The elections are therefore far from being a consolidating or legitimising event as some claim, and may be setting the scene for further instability.
The rebel regions refused to participate in the elections and have made clear that they will continue with the elections they have called for themselves on November 2, 2014. Ukraine is therefore set to witness two rival sets of elections within a week of each other, further crystallising the effective partition of the country which is now underway.
The elections have also failed to stabilise the regime in Kiev or to resolve its internal differences. On the contrary they appear to have worsened them. Instead of one leader – Poroshenko – the regime now has two – Poroshenko and Yatsenyuk. It is generally acknowledged that one of the reasons for the failure of the post-“Orange Revolution” government between 2004 and 2010 was the divisions between its leaders: Yushchenko and Tymoshenko. The falling out occurred when Prime Minister Tymoshenko’s corruption became apparent to the former president, when she attempted to re-nationalize thousands of private assets and re-privatize them in a way that would be personally financially beneficial to her and her allies among the country’s oligarchs.
The fact that turnout was surprisingly strong for the Boyko Opposition Bloc despite low voter turnout in the intimidated east shows that despite the regime’s bid this year for total power, large sections of Ukrainian society are either indifferent to it or reject it outright.

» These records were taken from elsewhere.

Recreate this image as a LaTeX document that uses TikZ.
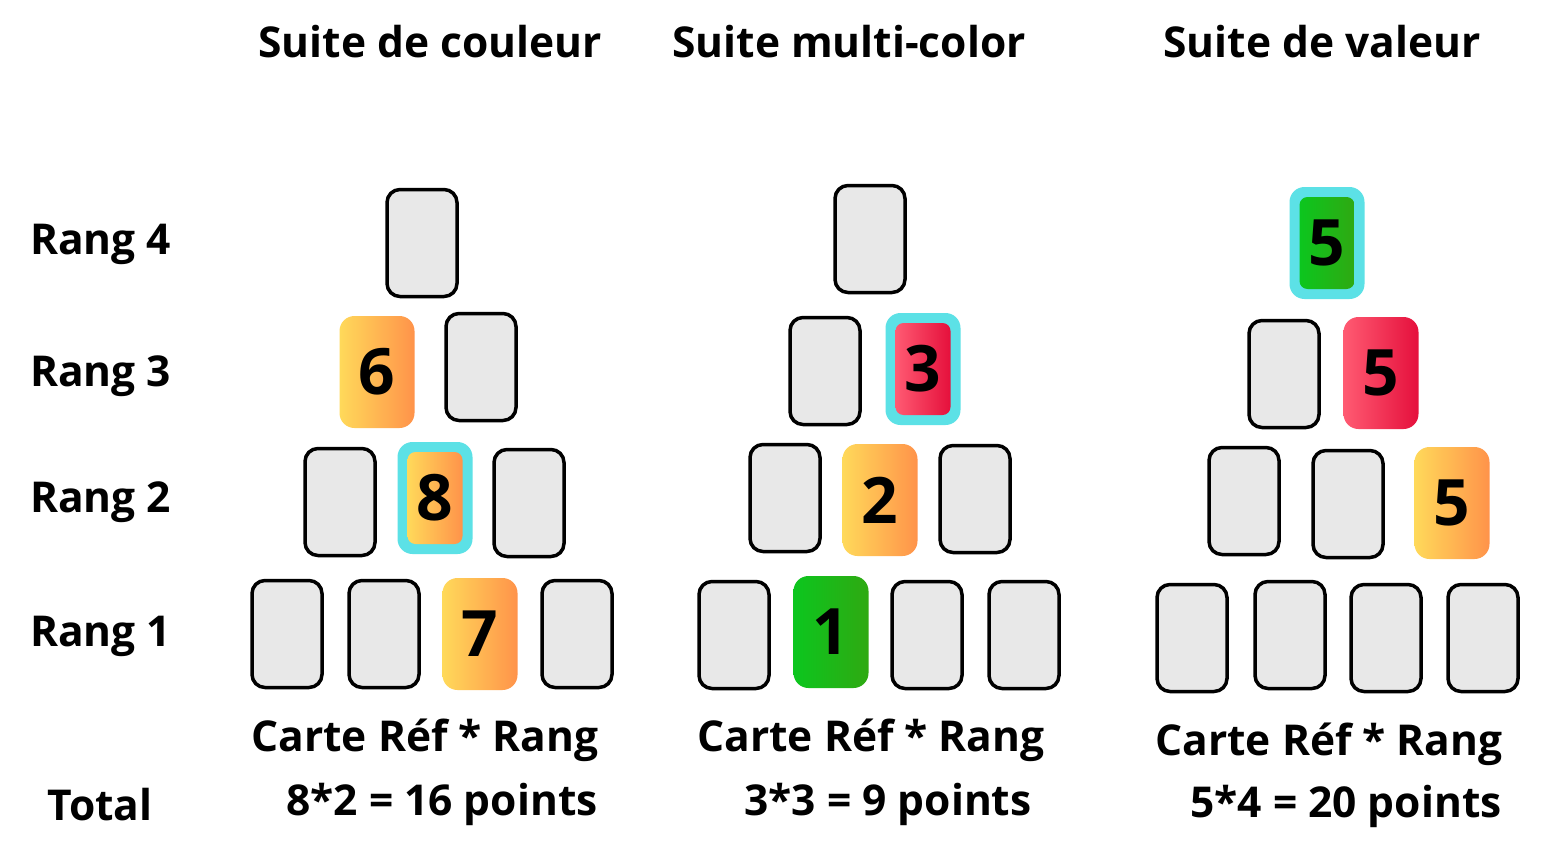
\documentclass[tikz,border=0pt]{standalone}
\usepackage{fontspec}
\setmainfont{Open Sans}
\definecolor{cardgray}{HTML}{E8E8E8}
\definecolor{oranL}{HTML}{FFD95A}
\definecolor{oranR}{HTML}{FF934A}
\definecolor{redL}{HTML}{FF5A72}
\definecolor{redR}{HTML}{E5103C}
\definecolor{greenL}{HTML}{0CC61E}
\definecolor{greenR}{HTML}{2FA912}
\definecolor{hlcyan}{HTML}{5CE1E6}
\tikzset{
  card/.style={draw=black, line width=3.5pt, fill=cardgray, rounded corners=13pt,
    minimum width=70pt, minimum height=107pt, inner sep=0pt},
  colcard/.style={rounded corners=15pt, minimum width=75pt, minimum height=112pt,
    inner sep=0pt, font=\fontsize{64}{64}\selectfont\bfseries},
  hlcard/.style={fill=hlcyan, rounded corners=15pt, minimum width=75pt, minimum height=112pt, inner sep=0pt},
  hlinner/.style={rounded corners=8pt, minimum width=55pt, minimum height=92pt,
    inner sep=0pt, font=\fontsize{64}{64}\selectfont\bfseries},
  orange/.style={left color=oranL, right color=oranR},
  redc/.style={left color=redL, right color=redR},
  greenc/.style={left color=greenL, right color=greenR},
  title/.style={font=\fontsize{42.5}{42.5}\selectfont\bfseries, inner sep=0pt},
  lab/.style={font=\fontsize{42.5}{42.5}\selectfont\bfseries, inner sep=0pt},
  ranglab/.style={font=\fontsize{42.5}{42.5}\selectfont\bfseries, inner sep=0pt, anchor=west},
}
\begin{document}
\begin{tikzpicture}[x=1pt,y=-1pt]
\useasboundingbox[fill=white] (0,0) rectangle (1552,848);
% titles
\node[title] (t1) at (430,42) {Suite de couleur};
\node[title] (t2) at (849,42) {Suite multi-color};
\node[title] (t3) at (1322,42) {Suite de valeur};
% rang labels
\node[ranglab] (r4) at (30,244) {Rang 4};
\node[ranglab] (r3) at (30,376) {Rang 3};
\node[ranglab] (r2) at (30,502) {Rang 2};
\node[ranglab] (r1) at (30,636) {Rang 1};
\node[lab] (tot) at (100,805) {Total};
% column 1
\node[card] (a41) at (422,243) {};
\node[colcard,orange] (a31) at (377,372) {6};
\node[card] (a32) at (481,367) {};
\node[card] (a21) at (340,502) {};
\node[hlcard] (a22h) at (435,498) {};
\node[hlinner,orange] (a22) at (435,498) {8};
\node[card] (a23) at (529,503) {};
\node[card] (a11) at (287,634) {};
\node[card] (a12) at (384,634) {};
\node[colcard,orange] (a13) at (480,634) {7};
\node[card] (a14) at (577,634) {};
% column 2
\node[card] (b41) at (870,239) {};
\node[card] (b31) at (825,371) {};
\node[hlcard] (b32h) at (923,369) {};
\node[hlinner,redc] (b32) at (923,369) {3};
\node[card] (b21) at (785,498) {};
\node[colcard,orange] (b22) at (880,500) {2};
\node[card] (b23) at (975,499) {};
\node[card] (b11) at (734,635) {};
\node[colcard,greenc] (b12) at (831,632) {1};
\node[card] (b13) at (927,635) {};
\node[card] (b14) at (1024,635) {};
% column 3
\node[hlcard] (c41h) at (1327,243) {};
\node[hlinner,greenc] (c41) at (1327,243) {5};
\node[card] (c31) at (1284,374) {};
\node[colcard,redc] (c32) at (1381,373) {5};
\node[card] (c21) at (1244,501) {};
\node[card] (c22) at (1348,504) {};
\node[colcard,orange] (c23) at (1452,503) {5};
\node[card] (c11) at (1192,638) {};
\node[card] (c12) at (1290,635) {};
\node[card] (c13) at (1386,638) {};
\node[card] (c14) at (1483,638) {};
% bottom texts
\node[lab] (f1) at (425,740) {Carte Réf * Rang};
\node[lab] (p1) at (442,804) {8*2 = 16 points};
\node[lab] (f2) at (871,740) {Carte Réf * Rang};
\node[lab] (p2) at (888,804) {3*3 = 9 points};
\node[lab] (f3) at (1329,744) {Carte Réf * Rang};
\node[lab] (p3) at (1346,806) {5*4 = 20 points};
\end{tikzpicture}
\end{document}
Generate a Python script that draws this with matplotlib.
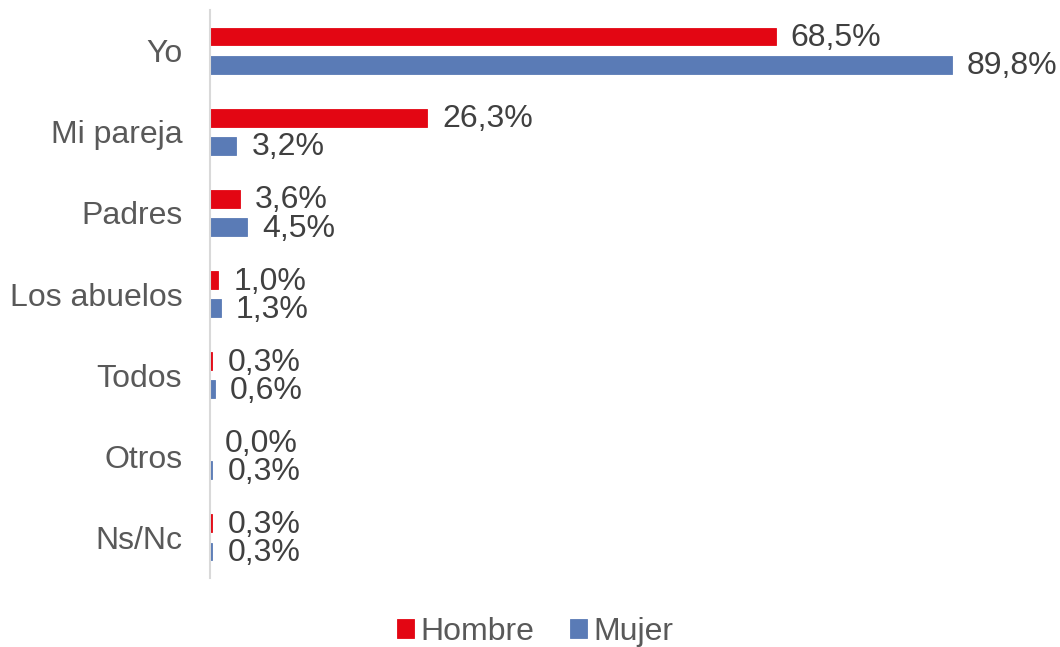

Although Tymoshenko had effectively discredited herself by the time of her 2011 arrest and left behind a party that was too corrupt and ineffectual to generate enough popular electoral support in western Ukraine to forgo the need for a second Maidan event, many of her Fatherland Party compatriots managed to revive their political careers by joining the People’s Front of Arseniy Yatsenyuk.
Despite the infighting among Ukraine’s leaders (which often results in actual fistfights in the legislature) it’s doubtful that the collapse of the regime is imminent or that the fragile peace in the east has been secured. The consistent pattern since the 2004 Orange Revolution is that inter-factional fighting and the narrowing of the political base has led to further radicalisation. The regime retains a core of popular support in the country’s western regions and in Kiev. Having seized power violently and having ruled violently, this is not a regime that will compromise easily or pass away quietly. In Ukraine, predictions are foolish but the omens are not good and point to further instability and more violence.